Così con i riot Renzi si accorge che c’è vita oltre Twitter. Che fenomeni indistinti, per lui, e oscuri gli sfuggono. E si inquieta perché non li controlla come se fossero un D’Attorre o un Fassina. Inquietudine che filtra nel comunicato dedicato agli incidenti dove, scompostamente, ha dato dei “vigliacchi” ai manifestanti cercando di ribadire una cosa. L’unica che gli interessa: che la vera immagine della giornata era il coro di bambini che cantavano l’inno di Mameli. Tentativo di ristabilire una gerarchia della percezione delle immagini che, una volta tanto, non andrà a segno. La rottura dei media ritual, come sappiamo, favorisce sempre il protagonismo simbolico di chi la esercita. E ad Expo il media ritual è stato interrotto. Altre volte non è così, per miriadi di motivi, stavolta lo è stato. Questo ovviamente sul piano comunicativo. Poi la politica, come sappiamo, è qualcosa di più articolato fino all’estremamente complesso. E non ce lo viene certamente a raccontare un Pisapia. Del resto Pisapia, nel corso degli anni, ha soccorso Deutsche Bank, ritirando la costituzione di parte civile del comune di Milano sullo scandalo derivati finanziari (fatto gravissimo), ha supportato sgomberi di case e centri sociali. Questo senza soffermarsi al ruolo del comune in Expo. Diciamola in due parole: se la sua elezione doveva rappresentare un compromesso accettabile tra sinistre ha completamente fallito. La sinistra istituzionale in Italia, sapendo che più sinistre sono qualcosa di naturale e persino inevitabile, ha bisogno di economisti critici e innovativi sui territori non dei Pisapia, avvocatesco ceto politico colluso che finisce per accodarsi, in ultima istanza, alle esigenze PD. In modo politicamente corretto s’intende.

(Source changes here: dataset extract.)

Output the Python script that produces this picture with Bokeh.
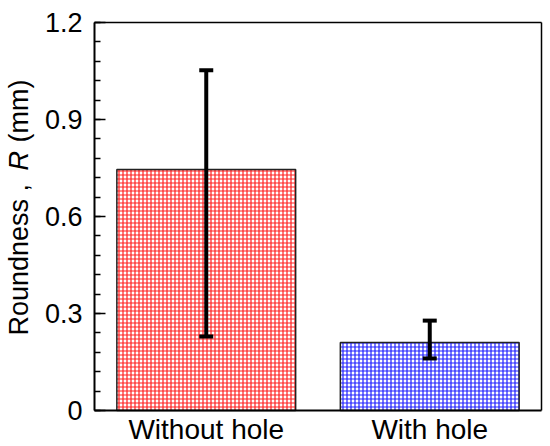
import math
from bokeh.plotting import figure
from bokeh.models import (ColumnDataSource, FixedTicker, Range1d, Label, Whisker, TeeHead, LinearAxis)
from bokeh.embed import file_html
from bokeh.resources import INLINE

categories = ["Without hole", "With hole"]
positions = [1, 2]
means = [0.745, 0.210]
upper = [1.052, 0.278]
lower = [0.229, 0.161]
hatch_colors = ["#ff2020", "#2020ff"]
y_ticks = [0, 0.3, 0.6, 0.9, 1.2]
y_tick_labels = ["0", "0.3", "0.6", "0.9", "1.2"]
y_minor = [round(i * 0.06, 2) for i in range(21)]

FONT = "Liberation Sans"
FS = "27px"

# layout (pixels): plotting box from x=94..541, y=22..410 inside a 544x446 canvas
W, H = 544, 446
BX0, BX1, BY0, BY1 = 94, 541, 22, 410
XMIN, XMAX, YMIN, YMAX = 0.5, 2.5, 0.0, 1.2
kx = (BX1 - BX0) / (XMAX - XMIN)
ky = (BY1 - BY0) / (YMAX - YMIN)
x_range = Range1d(XMIN - BX0 / kx, XMAX + (W - BX1) / kx)
y_range = Range1d(YMIN - (H - BY1) / ky, YMAX + BY0 / ky)

p = figure(width=W, height=H, output_backend="svg", toolbar_location=None,
           x_range=x_range, y_range=y_range, x_axis_location=None, y_axis_location=None,
           min_border=0)
p.background_fill_color = "white"
p.border_fill_color = "white"
p.grid.visible = False
p.outline_line_color = None

src = ColumnDataSource(dict(x=positions, top=means, up=upper, lo=lower, hc=hatch_colors))
p.vbar(x="x", top="top", bottom=0, width=0.8, source=src, fill_color="white",
       line_color="#222222", line_width=1.5, hatch_pattern="cross", hatch_color="hc",
       hatch_scale=4, hatch_weight=1.2)

w = Whisker(base="x", upper="up", lower="lo", source=src, line_color="black", line_width=4,
            level="overlay",
            upper_head=TeeHead(size=14, line_width=4, line_color="black"),
            lower_head=TeeHead(size=14, line_width=4, line_color="black"))
p.add_layout(w)

ya = LinearAxis(fixed_location=XMIN, bounds=(YMIN, YMAX))
ya.ticker = FixedTicker(ticks=y_ticks, minor_ticks=y_minor)
ya.major_label_overrides = {t: l for t, l in zip(y_ticks, y_tick_labels)}
ya.major_tick_in = 11
ya.major_tick_out = 0
ya.minor_tick_in = 6
ya.minor_tick_out = 0
ya.major_tick_line_width = 1.5
ya.minor_tick_line_width = 1.5
ya.axis_line_width = 2
ya.major_label_text_font = FONT
ya.major_label_text_font_size = FS
ya.major_label_text_color = "black"
ya.major_label_standoff = 12
p.add_layout(ya, "left")

xa = LinearAxis(fixed_location=YMIN, bounds=(XMIN, XMAX))
xa.ticker = FixedTicker(ticks=positions)
xa.major_label_overrides = {t: l for t, l in zip(positions, categories)}
xa.axis_line_width = 2
xa.major_tick_in = 0
xa.major_tick_out = 0
xa.minor_tick_in = 0
xa.minor_tick_out = 0
xa.major_label_text_font = FONT
xa.major_label_text_font_size = "28px"
xa.major_label_text_color = "black"
xa.major_label_standoff = 3
p.add_layout(xa, "below")

top_ax = LinearAxis(fixed_location=YMAX, bounds=(XMIN, XMAX), ticker=FixedTicker(ticks=[]),
                    axis_line_width=1.5, major_tick_in=0, major_tick_out=0,
                    minor_tick_in=0, minor_tick_out=0)
p.add_layout(top_ax, "above")
right_ax = LinearAxis(fixed_location=XMAX, bounds=(YMIN, YMAX), ticker=FixedTicker(ticks=[]),
                      axis_line_width=1.5, major_tick_in=0, major_tick_out=0,
                      minor_tick_in=0, minor_tick_out=0)
p.add_layout(right_ax, "right")

pieces = [("Roundness ,", "normal", 75), ("R", "italic", 240), ("(mm)", "normal", 268)]
for txt, style, yo in pieces:
    p.add_layout(Label(x=XMIN, y=YMIN, text=txt, angle=math.pi / 2, text_align="left",
                       text_baseline="alphabetic", x_offset=-76, y_offset=yo,
                       text_font=FONT, text_font_size=FS, text_font_style=style,
                       text_color="black"))

open("out.html", "w").write(file_html(p, INLINE))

Comunque visto che c’è vita oltre Twitter è meglio che questa si organizzi. Il presidente del consiglio, oltre a voler durare, non ha idee precise sul da farsi. Con una situazione economica, nel migliore dei casi, paralizzata questo rappresenta una cattiva notizia come uno stimolo a far, presto, qualcosa di sensato contro l’ultimo, si spera in senso definitivo, degli improbabili al governo del paese.